Directions
Keep pictures out. Copy exactly the lines from the one containing "Generate a Python" to the one containing "593, 660, 736]", endpoints included.

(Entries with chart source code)
┌──
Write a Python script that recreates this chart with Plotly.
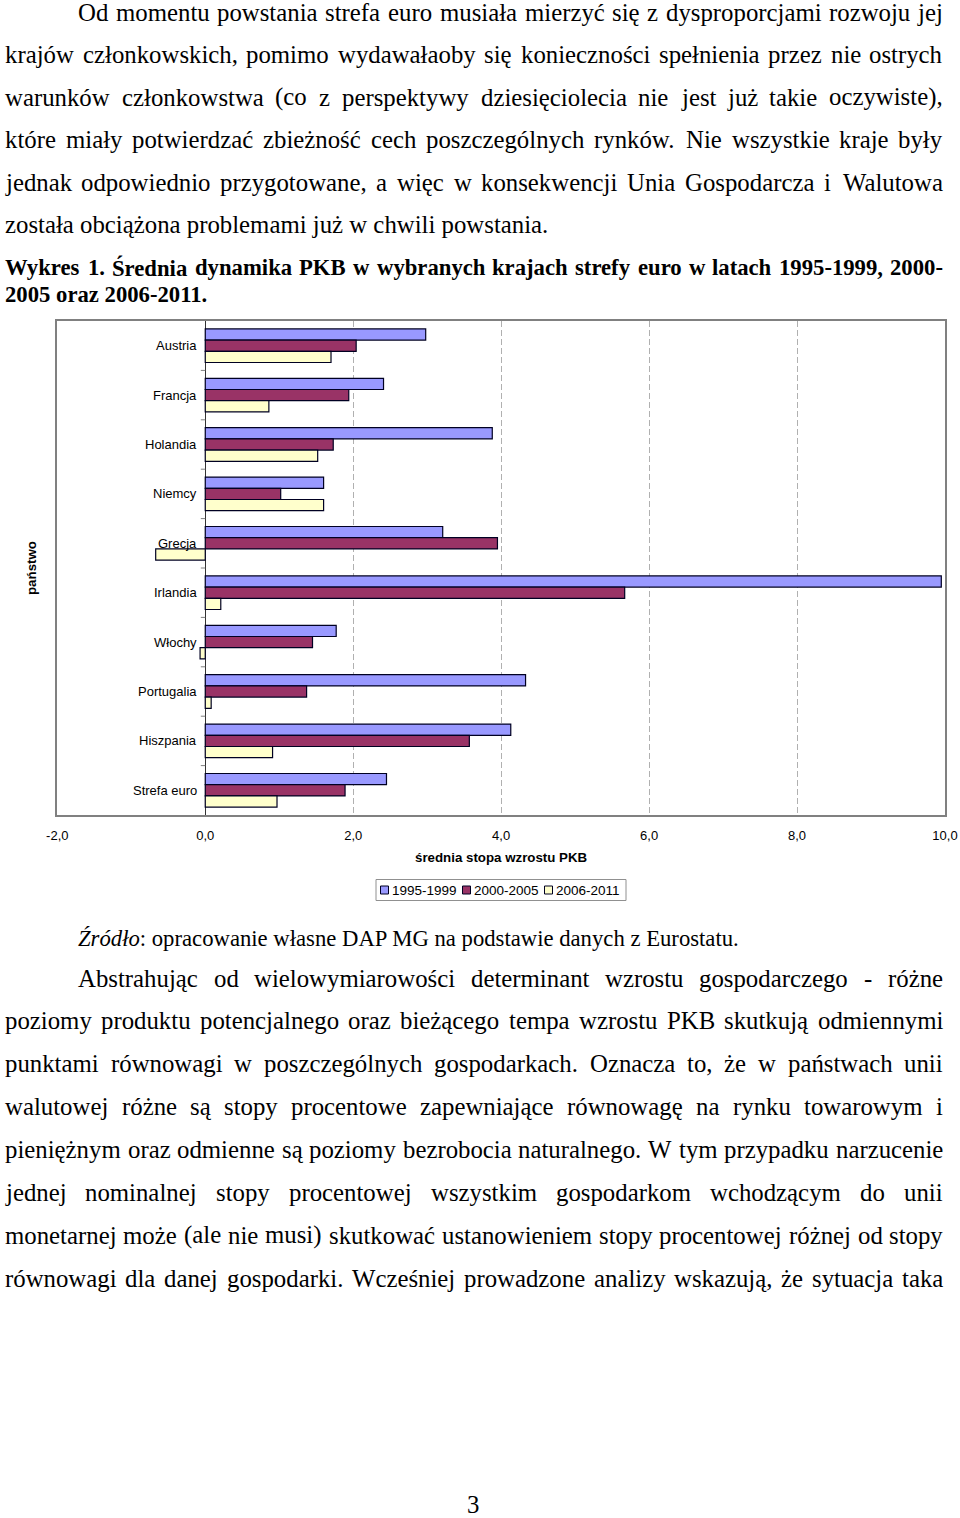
import plotly.graph_objects as go

# ---------------- chart data ----------------
countries = ["Austria", "Francja", "Holandia", "Niemcy", "Grecja", "Irlandia",
             "Włochy", "Portugalia", "Hiszpania", "Strefa euro"]
g_1995_1999 = [2.98, 2.41, 3.88, 1.60, 3.21, 9.95, 1.77, 4.33, 4.13, 2.45]
g_2000_2005 = [2.04, 1.94, 1.73, 1.02, 3.95, 5.67, 1.45, 1.37, 3.57, 1.89]
g_2006_2011 = [1.70, 0.86, 1.52, 1.60, -0.67, 0.21, -0.07, 0.08, 0.91, 0.97]
series_names = ["1995-1999", "2000-2005", "2006-2011"]
x_tick_vals = [-2, 0, 2, 4, 6, 8, 10]
x_tick_text = ["-2,0", "0,0", "2,0", "4,0", "6,0", "8,0", "10,0"]
x_title = "średnia stopa wzrostu PKB"
y_title = "państwo"

# ---------------- page text ----------------
para1 = [
    "Od momentu powstania strefa euro musiała mierzyć się z dysproporcjami rozwoju jej",
    "krajów członkowskich, pomimo wydawałaoby się konieczności spełnienia przez nie ostrych",
    "warunków członkowstwa (co z perspektywy dziesięciolecia nie jest już takie oczywiste),",
    "które miały potwierdzać zbieżność cech poszczególnych rynków. Nie wszystkie kraje były",
    "jednak odpowiednio przygotowane, a więc w konsekwencji Unia Gospodarcza i Walutowa",
    "została obciążona problemami już w chwili powstania.",
]
caption = [
    "Wykres 1. Średnia dynamika PKB w wybranych krajach strefy euro w latach 1995-1999, 2000-",
    "2005 oraz 2006-2011.",
]
source_italic = "Źródło"
source_rest = ": opracowanie własne DAP MG na podstawie danych z Eurostatu."
para2 = [
    "Abstrahując od wielowymiarowości determinant wzrostu gospodarczego - różne",
    "poziomy produktu potencjalnego oraz bieżącego tempa wzrostu PKB skutkują odmiennymi",
    "punktami równowagi w poszczególnych gospodarkach. Oznacza to, że w państwach unii",
    "walutowej różne są stopy procentowe zapewniające równowagę na rynku towarowym i",
    "pieniężnym oraz odmienne są poziomy bezrobocia naturalnego. W tym przypadku narzucenie",
    "jednej nominalnej stopy procentowej wszystkim gospodarkom wchodzącym do unii",
    "monetarnej może (ale nie musi) skutkować ustanowieniem stopy procentowej różnej od stopy",
    "równowagi dla danej gospodarki. Wcześniej prowadzone analizy wskazują, że sytuacja taka",
]
page_number = "3"

W, H = 960, 1518


def px(x):
    return x / W


def py(y):
    return 1 - y / H


# Times-compatible advance widths (1/1000 em) used to justify the lines
TR = {' ': 250, ',': 250, '.': 250, '-': 333, '(': 333, ')': 333, ':': 278, ';': 278,
      'A': 722, 'B': 667, 'C': 667, 'D': 722, 'E': 611, 'F': 556, 'G': 722, 'H': 722,
      'I': 333, 'J': 389, 'K': 722, 'L': 611, 'M': 889, 'N': 722, 'O': 722, 'P': 556,
      'Q': 722, 'R': 667, 'S': 556, 'T': 611, 'U': 722, 'V': 722, 'W': 944, 'X': 722,
      'Y': 722, 'Z': 611,
      'a': 444, 'b': 500, 'c': 444, 'd': 500, 'e': 444, 'f': 333, 'g': 500, 'h': 500,
      'i': 278, 'j': 278, 'k': 500, 'l': 278, 'm': 778, 'n': 500, 'o': 500, 'p': 500,
      'q': 500, 'r': 333, 's': 389, 't': 278, 'u': 500, 'v': 500, 'w': 722, 'x': 500,
      'y': 500, 'z': 444,
      'ą': 444, 'ć': 444, 'ę': 444, 'ł': 278, 'ń': 500, 'ó': 500, 'ś': 389, 'ź': 444,
      'ż': 444, 'Ś': 556, 'Ź': 611, 'Ż': 611, 'Ł': 611}
TB = {' ': 250, ',': 250, '.': 250, '-': 333, '(': 333, ')': 333, ':': 333,
      'A': 722, 'B': 667, 'C': 722, 'D': 722, 'E': 667, 'F': 611, 'G': 778, 'H': 778,
      'I': 389, 'J': 500, 'K': 778, 'L': 667, 'M': 944, 'N': 722, 'O': 778, 'P': 611,
      'Q': 778, 'R': 722, 'S': 556, 'T': 667, 'U': 722, 'V': 722, 'W': 1000, 'X': 722,
      'Y': 722, 'Z': 667,
      'a': 500, 'b': 556, 'c': 444, 'd': 556, 'e': 444, 'f': 333, 'g': 500, 'h': 556,
      'i': 278, 'j': 333, 'k': 556, 'l': 278, 'm': 833, 'n': 556, 'o': 500, 'p': 556,
      'q': 556, 'r': 444, 's': 389, 't': 333, 'u': 556, 'v': 500, 'w': 722, 'x': 500,
      'y': 500, 'z': 444, 'Ś': 556, 'ą': 500, 'ę': 444, 'ł': 278, 'ó': 500}


def tw(s, table, fs):
    return sum(table.get(ch, 500) for ch in s) / 1000.0 * fs


SERIF = "Liberation Serif"
SANS = "Liberation Sans"
annotations = []
shapes = []


def add_text(txt, x, baseline, fs, anchor="left"):
    annotations.append(dict(
        text=txt, x=px(x), y=py(baseline - 0.34 * fs), xref="paper", yref="paper",
        xanchor=anchor, yanchor="middle", showarrow=False, borderpad=0, borderwidth=0,
        font=dict(family=SERIF, size=fs, color="black")))


def add_line(line, baseline, left, right, fs, bold=False, justify=True):
    table = TB if bold else TR
    wrap = (lambda s: "<b>" + s + "</b>") if bold else (lambda s: s)
    if not justify:
        add_text(wrap(line), left, baseline, fs)
        return
    words = line.split(" ")
    ws = [tw(w, table, fs) for w in words]
    gap = (right - left - sum(ws)) / (len(words) - 1)
    x = left
    for i, (w, wd) in enumerate(zip(words, ws)):
        if i == len(words) - 1:
            add_text(wrap(w), right, baseline, fs, anchor="right")
        else:
            add_text(wrap(w), x, baseline, fs)
        x += wd + gap


BODY = 24.8
SMALL = 22.7
LEFT, INDENT, RIGHT = 5, 78, 943

for i, line in enumerate(para1):
    add_line(line, 21.0 + 42.4 * i, INDENT if i == 0 else LEFT, RIGHT, BODY,
             justify=(i < len(para1) - 1))
add_line(caption[0], 275.5, LEFT, RIGHT, SMALL, bold=True)
add_line(caption[1], 302, LEFT, RIGHT, SMALL, bold=True, justify=False)
add_text("<i>" + source_italic + "</i>" + source_rest, INDENT, 946.5, SMALL)
for i, line in enumerate(para2):
    add_line(line, 986.5 + 42.9 * i, INDENT if i == 0 else LEFT, RIGHT, BODY)
add_text(page_number, 473, 1512.5, BODY, anchor="center")

# ---------------- chart ----------------
fig = go.Figure()
colors = ["#9999FF", "#993366", "#FFFFCC"]
for name, vals, c in zip(series_names, [g_1995_1999, g_2000_2005, g_2006_2011], colors):
    fig.add_trace(go.Bar(
        y=countries, x=vals, name=name, orientation="h", showlegend=False,
        marker=dict(color=c, line=dict(color="#000022", width=1.2))))

# category labels next to the zero line
for c in countries:
    annotations.append(dict(
        text=c, x=0, y=c, xref="x", yref="y", xanchor="right", yanchor="middle",
        xshift=-8, showarrow=False, borderpad=0, borderwidth=0,
        font=dict(family=SANS, size=13, color="black")))

annotations.append(dict(
    text="<b>" + x_title + "</b>", x=px(501), y=py(857), xref="paper", yref="paper",
    xanchor="center", yanchor="middle", showarrow=False,
    font=dict(family=SANS, size=13.3, color="black")))
annotations.append(dict(
    text="<b>" + y_title + "</b>", x=px(31), y=py(568), xref="paper", yref="paper",
    xanchor="center", yanchor="middle", showarrow=False, textangle=-90,
    font=dict(family=SANS, size=13.3, color="black")))

# small ticks between categories on the zero line
for k in range(len(countries) - 1):
    shapes.append(dict(type="line", xref="x", yref="y", x0=-0.06, x1=0,
                       y0=k + 0.5, y1=k + 0.5, line=dict(color="#808080", width=1)))

# legend box (drawn like the original spreadsheet legend)
shapes.append(dict(type="rect", xref="paper", yref="paper",
                   x0=px(376), x1=px(626), y0=py(900.5), y1=py(879.5),
                   line=dict(color="#909090", width=1), fillcolor="white", layer="above"))
leg_sw_x = [380.5, 462.5, 544.5]
leg_tx_x = [391.5, 473.5, 555.5]
for name, c, sx, tx in zip(series_names, colors, leg_sw_x, leg_tx_x):
    shapes.append(dict(type="rect", xref="paper", yref="paper",
                       x0=px(sx), x1=px(sx + 8), y0=py(894), y1=py(886),
                       line=dict(color="#000022", width=1), fillcolor=c, layer="above"))
    annotations.append(dict(
        text=name, x=px(tx), y=py(890), xref="paper", yref="paper",
        xanchor="left", yanchor="middle", showarrow=False, borderpad=0, borderwidth=0,
        font=dict(family=SANS, size=13.5, color="black")))

fig.update_layout(
    width=W, height=H, margin=dict(l=0, r=0, t=0, b=0, pad=0),
    paper_bgcolor="white", plot_bgcolor="white",
    barmode="group", bargap=0.32, bargroupgap=0,
    showlegend=False,
    font=dict(family=SANS, size=13, color="black"),
    xaxis=dict(domain=[57.3 / W, 945 / W], range=[-2, 10],
               tickmode="array", tickvals=x_tick_vals, ticktext=x_tick_text,
               showgrid=True, gridcolor="#B0B0B0", griddash="6px,3px", gridwidth=1,
               zeroline=True, zerolinecolor="#333333", zerolinewidth=1.3,
               showline=True, linecolor="#808080", linewidth=1.5, mirror=True,
               ticks="", ticklabelstandoff=8, automargin=False,
               tickfont=dict(family=SANS, size=13, color="black"), fixedrange=True),
    yaxis=dict(domain=[1 - 815 / H, 1 - 321 / H], type="category",
               autorange="reversed", showticklabels=False, showgrid=False,
               zeroline=False, showline=True, linecolor="#808080", linewidth=1.5,
               mirror=True, ticks="", automargin=False, fixedrange=True),
    annotations=annotations, shapes=shapes,
)

fig.write_html(
    "out.html",
    config={"displayModeBar": False},
    post_script=("document.documentElement.style.margin='0';"
                 "document.body.style.margin='0';"
                 "document.body.style.padding='0';"
                 "document.documentElement.style.overflow='hidden';"
                 "document.body.style.overflow='hidden';"),
)
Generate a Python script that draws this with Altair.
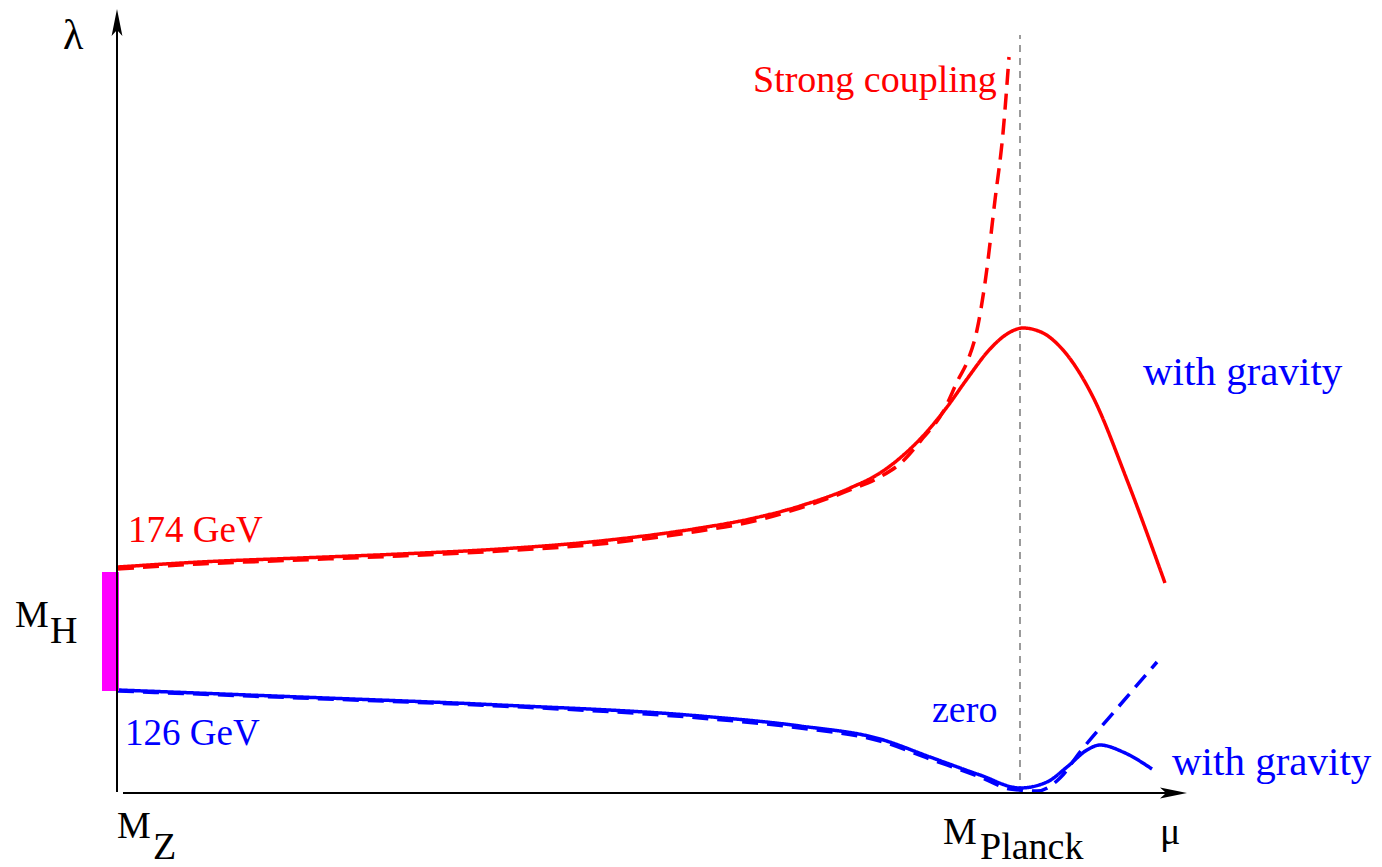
import altair as alt
import pandas as pd

# Schematic running of the Higgs self-coupling lambda(mu); arbitrary units
# mu: 0 = M_Z, 903 = M_Planck ; lam: 0 = lambda zero line

red_solid_mu = [1, 83, 183, 283, 383, 483, 583, 633, 683, 733, 763, 783, 806, 830, 850, 873, 890, 906, 926, 946, 976, 1010, 1048]
red_solid_lam = [226, 231, 235, 239, 244, 252, 265, 274, 287, 305, 320, 335, 357, 386, 414, 444, 459, 465, 460, 443, 396, 313, 210]

red_dash_mu = [1, 83, 183, 283, 383, 483, 583, 633, 683, 733, 763, 785, 806, 826, 841, 851, 860, 868, 878, 886, 892]
red_dash_lam = [224, 229, 233, 237, 242, 249, 262, 271, 285, 303, 316, 331, 355, 381, 413, 433, 463, 510, 593, 660, 736]

blue_solid_mu = [1, 183, 383, 583, 683, 763, 813, 863, 903, 930, 950, 970, 983, 1006, 1035]
blue_solid_lam = [103, 96, 88, 77, 67, 54, 36, 18, 5, 11, 26, 43, 48, 41, 24]

blue_dash_mu = [1, 183, 383, 583, 683, 763, 813, 863, 893, 920, 943, 963, 1003, 1040]
blue_dash_lam = [102, 95, 87, 75, 65, 52, 34, 16, 4, 2, 15, 41, 88, 131]

planck_mu = [903, 903]
planck_lam = [0, 758]

band_mu = [-15, 2]
band_lam = [102, 221]

label_text = ["\u03bb", "M", "H", "174 GeV", "126 GeV", "Strong coupling",
              "with gravity", "with gravity", "zero", "M", "Z", "M", "Planck", "\u03bc"]
label_mu = [-54, -102, -67, 11, 8, 636, 1026, 1055, 815, 0, 36, 826, 863, 1043]
label_lam = [744, 166, 150, 251, 48, 701, 408, 18, 71, -45, -66, -51, -66, -51]
label_size = [42, 38, 38, 37, 37, 38, 41, 41, 38, 38, 38, 38, 38, 38]
label_col = ["black", "black", "black", "#ff0000", "#0000ff", "#ff0000",
             "#0000ff", "#0000ff", "#0000ff", "black", "black", "black", "black", "black"]


def line_df(mu, lam, name, col, dash):
    return pd.DataFrame({"mu": mu, "lam": lam, "series": name, "col": col,
                         "dash": dash, "i": list(range(len(mu)))})


curves = pd.concat([
    line_df(red_dash_mu, red_dash_lam, "red_dash", "#ff0000", "dashed"),
    line_df(blue_dash_mu, blue_dash_lam, "blue_dash", "#0000ff", "dashed"),
    line_df(red_solid_mu, red_solid_lam, "red_solid", "#ff0000", "solid"),
    line_df(blue_solid_mu, blue_solid_lam, "blue_solid", "#0000ff", "solid"),
])

X = alt.Scale(domain=[-109, 1257], nice=False, zero=False)
Y = alt.Scale(domain=[-74, 785], nice=False, zero=False)

planck = alt.Chart(pd.DataFrame({"mu": planck_mu, "lam": planck_lam})).mark_line(
    color="#666666", strokeWidth=1.3, strokeDash=[7, 6]
).encode(x=alt.X("mu:Q", scale=X, axis=None), y=alt.Y("lam:Q", scale=Y, axis=None))

lines = alt.Chart(curves).mark_line(strokeWidth=3.5, interpolate="monotone").encode(
    x=alt.X("mu:Q", scale=X, axis=None),
    y=alt.Y("lam:Q", scale=Y, axis=None),
    color=alt.Color("col:N", scale=None),
    strokeDash=alt.StrokeDash("dash:N", scale=alt.Scale(domain=["solid", "dashed"], range=[[1, 0], [16, 9]]), legend=None),
    detail="series:N",
    order="i:Q",
)

band = alt.Chart(pd.DataFrame({"x1": [band_mu[0]], "x2": [band_mu[1]], "y1": [band_lam[0]], "y2": [band_lam[1]]})).mark_rect(
    color="#ff00ff"
).encode(x=alt.X("x1:Q", scale=X, axis=None), x2="x2:Q", y=alt.Y("y1:Q", scale=Y, axis=None), y2="y2:Q")

axes_df = pd.DataFrame({"x1": [0, 6], "y1": [1, 0], "x2": [0, 1058], "y2": [772, 0]})
axes = alt.Chart(axes_df).mark_rule(color="black", strokeWidth=2).encode(
    x=alt.X("x1:Q", scale=X, axis=None), y=alt.Y("y1:Q", scale=Y, axis=None), x2="x2:Q", y2="y2:Q"
)

arrow_df = pd.DataFrame({
    "mu": [0, 1070 - 13.5],
    "lam": [784 - 13.5, 0],
    "shape": ["M0,-1 L0.4,1 L0,0.55 L-0.4,1 Z", "M1,0 L-1,0.4 L-0.55,0 L-1,-0.4 Z"],
})
arrows = alt.Chart(arrow_df).mark_point(filled=True, color="black", opacity=1, size=729, strokeWidth=0).encode(
    x=alt.X("mu:Q", scale=X, axis=None), y=alt.Y("lam:Q", scale=Y, axis=None),
    shape=alt.Shape("shape:N", scale=None),
)

labels = alt.Chart(pd.DataFrame({"t": label_text, "mu": label_mu, "lam": label_lam,
                                 "col": label_col, "fs": label_size})).mark_text(
    align="left", baseline="alphabetic", font="Liberation Serif"
).encode(
    x=alt.X("mu:Q", scale=X, axis=None), y=alt.Y("lam:Q", scale=Y, axis=None),
    text="t:N", color=alt.Color("col:N", scale=None), size=alt.Size("fs:Q", scale=None),
)

chart = alt.layer(planck, lines, band, axes, arrows, labels).properties(
    width=1366, height=859, padding=0, autosize="none"
).configure_view(stroke=None)

chart.save("out.html", embed_options={"renderer": "svg", "actions": False})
└──
Full response
Generate a Python script that draws this with Altair.
import altair as alt
import pandas as pd

# Schematic running of the Higgs self-coupling lambda(mu); arbitrary units
# mu: 0 = M_Z, 903 = M_Planck ; lam: 0 = lambda zero line

red_solid_mu = [1, 83, 183, 283, 383, 483, 583, 633, 683, 733, 763, 783, 806, 830, 850, 873, 890, 906, 926, 946, 976, 1010, 1048]
red_solid_lam = [226, 231, 235, 239, 244, 252, 265, 274, 287, 305, 320, 335, 357, 386, 414, 444, 459, 465, 460, 443, 396, 313, 210]

red_dash_mu = [1, 83, 183, 283, 383, 483, 583, 633, 683, 733, 763, 785, 806, 826, 841, 851, 860, 868, 878, 886, 892]
red_dash_lam = [224, 229, 233, 237, 242, 249, 262, 271, 285, 303, 316, 331, 355, 381, 413, 433, 463, 510, 593, 660, 736]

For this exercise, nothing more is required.